I marched for two days and 40 miles. At the time it was the most physically grueling thing I had done. Mr. Williams and his team marched for six days and over 100 miles. He has my respect for that alone.
The next year he was elected president of the university’s student government. He lobbied to have the university’s budget opened to the public and spoke before the state legislature on the impact of rising tuition costs. He was arrested as part of a sit-in to protest over racial issues on campus. There were a series of racially motivated incidents during the year, and Williams was the target of a flier distributed on campus. Yet all the quotes from him in the paper are eloquent and evenhanded. If he responded to fiery remarks in kind it wasn’t recorded in what I read. When he was home in Philly he delivered pizzas, the sort of job many working or middle class college kids have.

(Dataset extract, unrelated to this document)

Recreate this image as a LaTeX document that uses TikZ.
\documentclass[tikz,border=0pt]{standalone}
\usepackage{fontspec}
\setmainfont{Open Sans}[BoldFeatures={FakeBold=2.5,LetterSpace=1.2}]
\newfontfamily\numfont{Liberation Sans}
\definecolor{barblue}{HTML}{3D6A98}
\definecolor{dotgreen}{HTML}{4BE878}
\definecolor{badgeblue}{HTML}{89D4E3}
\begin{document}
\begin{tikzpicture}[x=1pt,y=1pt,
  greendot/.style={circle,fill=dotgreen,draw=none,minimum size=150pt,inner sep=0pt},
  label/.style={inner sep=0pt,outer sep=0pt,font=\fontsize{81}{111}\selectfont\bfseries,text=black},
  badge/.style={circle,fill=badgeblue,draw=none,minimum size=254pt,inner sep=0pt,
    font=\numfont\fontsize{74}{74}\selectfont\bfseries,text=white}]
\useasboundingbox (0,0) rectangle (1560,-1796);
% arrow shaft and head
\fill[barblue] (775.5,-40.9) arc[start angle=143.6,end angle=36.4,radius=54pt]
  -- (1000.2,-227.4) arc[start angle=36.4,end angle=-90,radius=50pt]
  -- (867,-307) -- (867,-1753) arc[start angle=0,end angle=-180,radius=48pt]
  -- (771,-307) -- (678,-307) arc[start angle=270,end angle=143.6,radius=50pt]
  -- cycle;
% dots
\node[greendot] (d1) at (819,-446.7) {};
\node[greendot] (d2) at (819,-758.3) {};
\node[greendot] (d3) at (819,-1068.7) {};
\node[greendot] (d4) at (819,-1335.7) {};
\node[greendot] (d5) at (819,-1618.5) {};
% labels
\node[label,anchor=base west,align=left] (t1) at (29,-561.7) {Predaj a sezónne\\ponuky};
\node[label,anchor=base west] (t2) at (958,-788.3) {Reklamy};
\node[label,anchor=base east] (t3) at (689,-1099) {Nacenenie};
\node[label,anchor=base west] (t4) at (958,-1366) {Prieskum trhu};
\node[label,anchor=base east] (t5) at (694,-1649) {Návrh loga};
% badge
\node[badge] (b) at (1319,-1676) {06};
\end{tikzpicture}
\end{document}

After graduation he went to law school. Instead of going into private practice he went to work in the DA’s office. He was copresident of the civic association in his neighborhood and is a captain in the Army Reserves. If Mr. Williams spends the rest of his career in pursuit of personal wealth, he will still have done more than his share for the public good. The man is not yet 40; there are lot of things he could still do for his state and for his city. He is the underdog in the DA campaign and it is unlikely that he will win. But, let’s do something unusual for a change, and not eat our own young. This is a man we need much more than he needs us. Let’s treat him with the respect he has earned. Let’s not chew him up and spit him out.
Seth Williams is a good man in a city that isn’t overly burdened with good men. If you live in the city and don’t want to contribute to his campaign or volunteer for him or vote for him, at least say a prayer that we do not lose him, because men like him don’t come along every day.

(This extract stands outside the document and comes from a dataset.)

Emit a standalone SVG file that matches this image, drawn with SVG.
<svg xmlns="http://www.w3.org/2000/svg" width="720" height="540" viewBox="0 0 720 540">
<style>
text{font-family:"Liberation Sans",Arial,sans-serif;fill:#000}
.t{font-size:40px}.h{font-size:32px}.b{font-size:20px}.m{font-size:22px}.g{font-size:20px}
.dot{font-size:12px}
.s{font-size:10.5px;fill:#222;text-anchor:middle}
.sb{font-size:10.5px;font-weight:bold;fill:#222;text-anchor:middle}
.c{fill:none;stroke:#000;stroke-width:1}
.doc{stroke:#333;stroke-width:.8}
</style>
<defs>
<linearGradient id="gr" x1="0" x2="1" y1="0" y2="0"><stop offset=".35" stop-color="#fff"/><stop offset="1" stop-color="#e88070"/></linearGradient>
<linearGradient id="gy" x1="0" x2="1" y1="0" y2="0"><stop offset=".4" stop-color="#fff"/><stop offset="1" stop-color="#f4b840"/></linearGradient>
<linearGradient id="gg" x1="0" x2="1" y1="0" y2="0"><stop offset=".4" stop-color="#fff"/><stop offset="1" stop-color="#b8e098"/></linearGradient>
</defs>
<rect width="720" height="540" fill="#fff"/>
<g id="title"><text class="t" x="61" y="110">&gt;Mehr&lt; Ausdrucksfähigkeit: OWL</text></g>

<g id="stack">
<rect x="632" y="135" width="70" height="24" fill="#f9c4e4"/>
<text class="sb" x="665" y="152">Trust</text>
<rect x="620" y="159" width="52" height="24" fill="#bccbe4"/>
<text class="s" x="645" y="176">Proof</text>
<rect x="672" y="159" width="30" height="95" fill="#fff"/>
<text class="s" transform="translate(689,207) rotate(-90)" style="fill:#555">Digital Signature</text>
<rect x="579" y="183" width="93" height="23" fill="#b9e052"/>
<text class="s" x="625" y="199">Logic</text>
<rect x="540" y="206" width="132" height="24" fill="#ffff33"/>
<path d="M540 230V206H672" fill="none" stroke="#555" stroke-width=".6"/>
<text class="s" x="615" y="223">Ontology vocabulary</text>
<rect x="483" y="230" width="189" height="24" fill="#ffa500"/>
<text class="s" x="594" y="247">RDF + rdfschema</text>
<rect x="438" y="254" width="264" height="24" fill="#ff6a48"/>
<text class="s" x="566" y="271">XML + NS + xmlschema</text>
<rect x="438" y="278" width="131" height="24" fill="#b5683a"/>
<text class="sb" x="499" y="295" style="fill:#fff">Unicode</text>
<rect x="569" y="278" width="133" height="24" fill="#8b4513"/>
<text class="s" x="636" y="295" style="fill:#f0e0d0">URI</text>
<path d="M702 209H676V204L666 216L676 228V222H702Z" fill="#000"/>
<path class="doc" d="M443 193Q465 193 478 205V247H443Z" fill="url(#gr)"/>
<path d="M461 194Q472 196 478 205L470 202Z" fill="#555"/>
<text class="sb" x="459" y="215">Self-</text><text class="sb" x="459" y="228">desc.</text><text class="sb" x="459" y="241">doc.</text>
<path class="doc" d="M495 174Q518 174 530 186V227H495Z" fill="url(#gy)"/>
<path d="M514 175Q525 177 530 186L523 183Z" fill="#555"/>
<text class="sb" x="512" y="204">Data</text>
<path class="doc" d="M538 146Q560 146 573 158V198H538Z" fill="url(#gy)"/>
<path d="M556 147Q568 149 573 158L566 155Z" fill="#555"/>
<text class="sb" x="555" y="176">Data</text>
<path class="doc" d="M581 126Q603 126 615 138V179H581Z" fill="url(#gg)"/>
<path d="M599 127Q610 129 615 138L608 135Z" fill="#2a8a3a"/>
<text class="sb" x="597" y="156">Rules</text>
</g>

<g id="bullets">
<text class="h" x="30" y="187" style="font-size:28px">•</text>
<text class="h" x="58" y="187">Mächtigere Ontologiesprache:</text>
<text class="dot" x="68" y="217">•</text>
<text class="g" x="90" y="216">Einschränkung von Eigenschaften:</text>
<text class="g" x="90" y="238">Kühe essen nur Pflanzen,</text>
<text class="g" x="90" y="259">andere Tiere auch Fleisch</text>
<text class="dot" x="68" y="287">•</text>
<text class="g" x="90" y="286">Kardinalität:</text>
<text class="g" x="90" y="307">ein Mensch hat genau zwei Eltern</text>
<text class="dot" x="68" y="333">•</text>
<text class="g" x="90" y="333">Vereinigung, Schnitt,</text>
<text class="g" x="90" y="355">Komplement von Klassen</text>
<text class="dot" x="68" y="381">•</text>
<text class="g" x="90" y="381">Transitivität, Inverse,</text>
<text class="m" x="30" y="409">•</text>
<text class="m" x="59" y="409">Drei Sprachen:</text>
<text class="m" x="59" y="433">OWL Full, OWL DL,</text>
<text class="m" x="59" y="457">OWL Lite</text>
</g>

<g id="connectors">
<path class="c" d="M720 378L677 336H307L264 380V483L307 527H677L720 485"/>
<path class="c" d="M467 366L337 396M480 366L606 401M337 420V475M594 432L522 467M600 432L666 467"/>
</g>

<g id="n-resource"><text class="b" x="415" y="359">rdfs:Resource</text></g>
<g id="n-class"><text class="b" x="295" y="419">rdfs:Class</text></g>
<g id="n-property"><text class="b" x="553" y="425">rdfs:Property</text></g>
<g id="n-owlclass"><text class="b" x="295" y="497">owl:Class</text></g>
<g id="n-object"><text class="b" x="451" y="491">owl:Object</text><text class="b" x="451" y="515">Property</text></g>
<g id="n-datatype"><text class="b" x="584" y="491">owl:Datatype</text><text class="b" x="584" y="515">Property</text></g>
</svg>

Sources: Philadelphia Inquirer, March 6, 1987, p. B6, “Apartheid protest targets Penn State”; May 11, 1988, p. B1 “Students ask Penn State: open budget”; May 14, 1988, p. B3, “Penn State plans talks with Blacks”; April 14, 1989, b. B17, “Students hit state college tuition hikes”: February 28, 1989, p. B6, “PA enters Penn State racial inquiry’; October 13, 2001, p. B1, “In Overbrook Park, a quiet change”; January 14, 2005, p. B1 “Ex-prosecutor seeks old boss’s job.”